At a gathering with our SSEAYP kakis 2 weeks back, we were asked on our reflections for 2010 and aspirations for 2011.
I thought my life had been on a 'high' since 2006. Meeting and dating the right one that came along, moving on to exciting palm-rubbing wedding preparations in 2008, to relocating to kampung Japan in 2009, and expecting our first kid upon return this year. Leading naturally to, of course, dealing with IT when it's out in 2011.
And so, the past summary has been eventful, the future outlook possibly so too.
Looking around me, since our short return in a span of less than 5 months, I've seen 3 deaths and 3 births. Equalising these numbers does not diminish griefs nor augment any joys. And as an outsider looking into these emotions, it's even harder to attach my own feelings to the affected ones.
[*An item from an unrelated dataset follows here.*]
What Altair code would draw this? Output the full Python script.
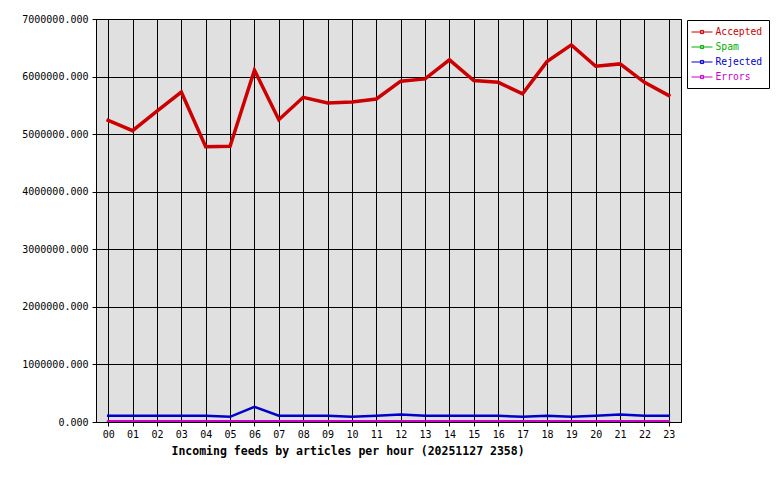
import altair as alt
import pandas as pd

hours = ["00", "01", "02", "03", "04", "05", "06", "07", "08", "09", "10", "11",
         "12", "13", "14", "15", "16", "17", "18", "19", "20", "21", "22", "23"]
accepted = [5240000, 5060000, 5400000, 5730000, 4780000, 4790000, 6110000, 5250000,
            5640000, 5540000, 5560000, 5610000, 5920000, 5960000, 6290000, 5930000,
            5900000, 5700000, 6260000, 6550000, 6180000, 6220000, 5900000, 5670000]
spam = [0] * 24
rejected = [108000, 108000, 108000, 108000, 108000, 90000, 262000, 108000,
            108000, 108000, 90000, 108000, 130000, 108000, 108000, 108000,
            108000, 90000, 108000, 90000, 108000, 130000, 108000, 108000]
errors = [18000] * 24

series = ["Accepted", "Spam", "Rejected", "Errors"]
colors = ["#cc0000", "#00b000", "#0000cc", "#cc00cc"]
widths = [3.5, 2, 3.5, 2.5]

rows = []
for name, vals in zip(series, [accepted, spam, rejected, errors]):
    for h, v in zip(hours, vals):
        rows.append({"hour": h, "value": v, "series": name, "width_key": name + " "})
df = pd.DataFrame(rows)

mono = "DejaVu Sans Mono"
label_color_expr = (
    "datum.label == 'Accepted' ? '#cc0000' : datum.label == 'Spam' ? '#00b000' : "
    "datum.label == 'Rejected' ? '#0000cc' : '#cc00cc'"
)

x_enc = alt.X("hour:O", sort=hours,
              scale=alt.Scale(type="point", padding=0.5),
              axis=alt.Axis(title="Incoming feeds by articles per hour (20251127 2358)",
                            labelAngle=0, grid=True, gridColor="black", gridOpacity=1,
                            tickColor="black", tickSize=4, domainColor="black",
                            labelFont=mono, labelFontSize=10, labelColor="black",
                            labelPadding=3, titleFont=mono, titleFontSize=11.5,
                            titleFontWeight="bold", titleColor="black",
                            titleAnchor="start", titleAlign="left", titleX=75,
                            titlePadding=6))
y_enc = alt.Y("value:Q", scale=alt.Scale(domain=[0, 7000000], nice=False),
              axis=alt.Axis(title=None, values=[0, 1000000, 2000000, 3000000, 4000000,
                                                5000000, 6000000, 7000000],
                            format=".3f", grid=True, gridColor="black", gridOpacity=1,
                            tickColor="black", tickSize=4, domainColor="black",
                            labelFont=mono, labelFontSize=10, labelColor="black",
                            labelPadding=4))
color_enc = alt.Color("series:N", sort=series,
                      scale=alt.Scale(domain=series, range=colors),
                      legend=alt.Legend(title=None, orient="none", legendX=591, legendY=1,
                                        labelFont=mono, labelFontSize=9.7,
                                        labelColor={"expr": label_color_expr},
                                        symbolType="M-2,0H2M-0.3,-0.3H0.3V0.3H-0.3Z",
                                        symbolSize=110, symbolStrokeWidth=1,
                                        symbolOffset=3,
                                        labelOffset=7.5, rowPadding=4,
                                        padding=6, strokeColor="black",
                                        fillColor="white"))
width_enc = alt.StrokeWidth("width_key:N",
                            scale=alt.Scale(domain=[s + " " for s in series], range=widths),
                            legend=None)

base = alt.Chart(df).mark_line(strokeCap="square", clip=True).encode(
    x=x_enc, y=y_enc, color=color_enc, strokeWidth=width_enc
)
main = base.transform_filter("datum.series != 'Errors'")
err = base.transform_filter("datum.series == 'Errors'")

chart = alt.layer(main, err).properties(
    width=585, height=403,
    autosize=alt.AutoSizeParams(type="none"),
    padding={"left": 88, "top": 11, "right": 91, "bottom": 50},
    background="white",
).configure_view(
    fill="#e0e0e0", stroke="black", strokeWidth=1
)

chart.save("out.html", embed_options={"renderer": "svg", "actions": False})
Perhaps I'm too rational, or even selfish. I've never dealt very well with others' happiness or griefs. Yea, congrats on the new baby, but, going goo-goo and gaga over it? Nah, not me. Oh, there's not much days left, yet, shedding (crocodile) tears to show empathy is beyond me. The lack of 'enthusiasm' translates to a cold and uncaring appearance.
It might be naive and cliche to say, as long as God knows. Sometimes I pray in bed till tears trickle, absent-mindedly 'thinks' to Him in my clouded brain, or refrain from participating in an activity just to walk away and seek solace in God. Well, nobody has to know that, and it makes no sense for people to know that too.
Sometimes it hurts me so bad when I feel so out from a previous social circle I was once head over heels in, and yet I also feel the inertia to move in closer to my own brethrens in Christ. Am I a victim of circumstances, or just a willing party to my own emotions?
As the clock strikes 12 tonight, may God have mercy and grace over all of us mere mortals who more than necessarily wallows in self-pity and useless emotions. Blessed 2011 ahead!